▶ **Supplied data**:
────────────────────

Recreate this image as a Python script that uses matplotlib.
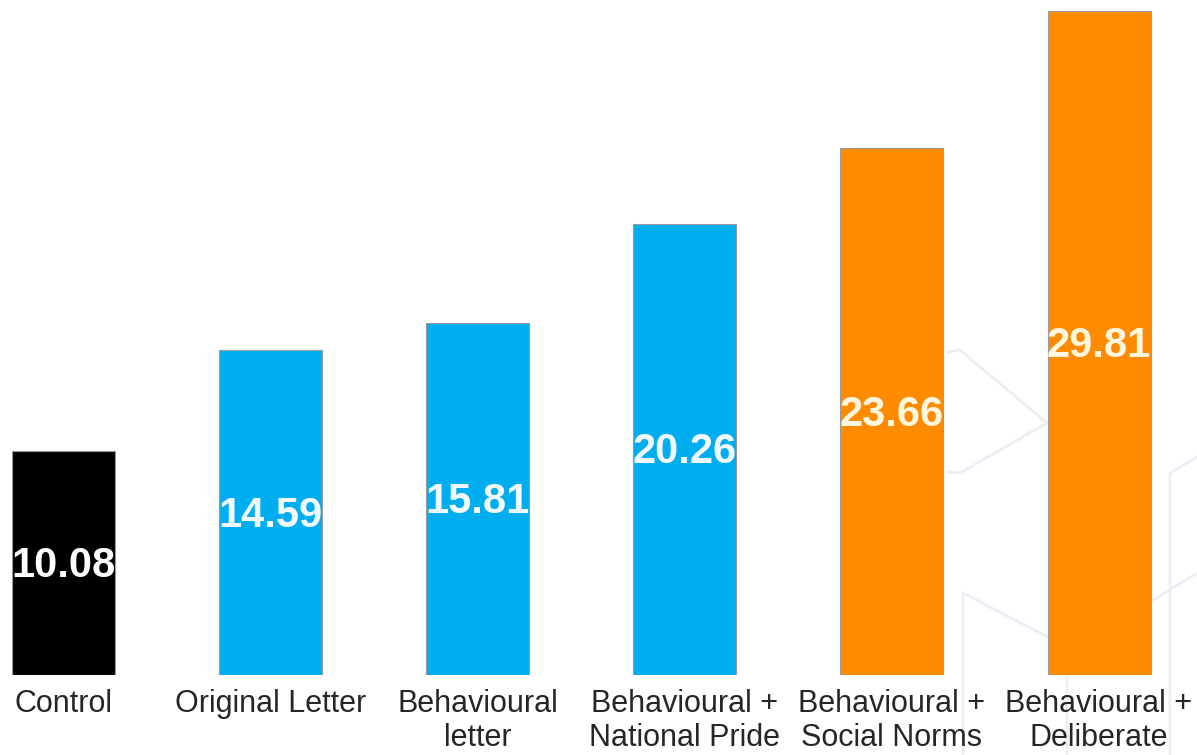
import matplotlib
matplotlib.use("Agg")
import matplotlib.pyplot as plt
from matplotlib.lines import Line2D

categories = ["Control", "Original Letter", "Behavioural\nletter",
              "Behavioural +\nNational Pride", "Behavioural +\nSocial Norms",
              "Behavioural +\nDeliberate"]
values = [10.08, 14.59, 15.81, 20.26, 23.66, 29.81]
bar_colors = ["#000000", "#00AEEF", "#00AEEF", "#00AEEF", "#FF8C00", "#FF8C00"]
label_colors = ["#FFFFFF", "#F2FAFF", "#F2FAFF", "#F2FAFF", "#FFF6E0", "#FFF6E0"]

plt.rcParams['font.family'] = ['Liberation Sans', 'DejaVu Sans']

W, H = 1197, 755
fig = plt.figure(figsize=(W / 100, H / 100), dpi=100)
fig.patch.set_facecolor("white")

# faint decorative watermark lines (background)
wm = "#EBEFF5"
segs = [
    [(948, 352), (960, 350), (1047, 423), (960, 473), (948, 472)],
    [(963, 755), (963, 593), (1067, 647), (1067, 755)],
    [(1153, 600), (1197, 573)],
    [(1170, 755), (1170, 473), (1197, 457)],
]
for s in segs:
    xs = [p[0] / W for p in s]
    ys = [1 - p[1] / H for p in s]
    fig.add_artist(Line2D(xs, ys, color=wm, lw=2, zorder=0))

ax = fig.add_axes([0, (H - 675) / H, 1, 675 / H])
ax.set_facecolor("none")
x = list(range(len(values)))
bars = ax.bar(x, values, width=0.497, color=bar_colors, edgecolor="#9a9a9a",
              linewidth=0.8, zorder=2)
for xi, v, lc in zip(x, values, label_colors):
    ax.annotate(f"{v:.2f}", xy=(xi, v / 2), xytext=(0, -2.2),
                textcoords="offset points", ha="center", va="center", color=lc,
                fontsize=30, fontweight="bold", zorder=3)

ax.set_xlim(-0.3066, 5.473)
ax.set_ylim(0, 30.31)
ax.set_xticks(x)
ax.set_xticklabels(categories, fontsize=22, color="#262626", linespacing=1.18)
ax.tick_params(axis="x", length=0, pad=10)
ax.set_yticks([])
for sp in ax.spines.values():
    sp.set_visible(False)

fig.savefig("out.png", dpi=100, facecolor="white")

────────────────────

▶ **Exercise**: Identify each line of the material where the word "matplotlib" shows up, and copy it.

▶ **Solution for this problem**:
Recreate this image as a Python script that uses matplotlib.
import matplotlib
matplotlib.use("Agg")
import matplotlib.pyplot as plt
from matplotlib.lines import Line2D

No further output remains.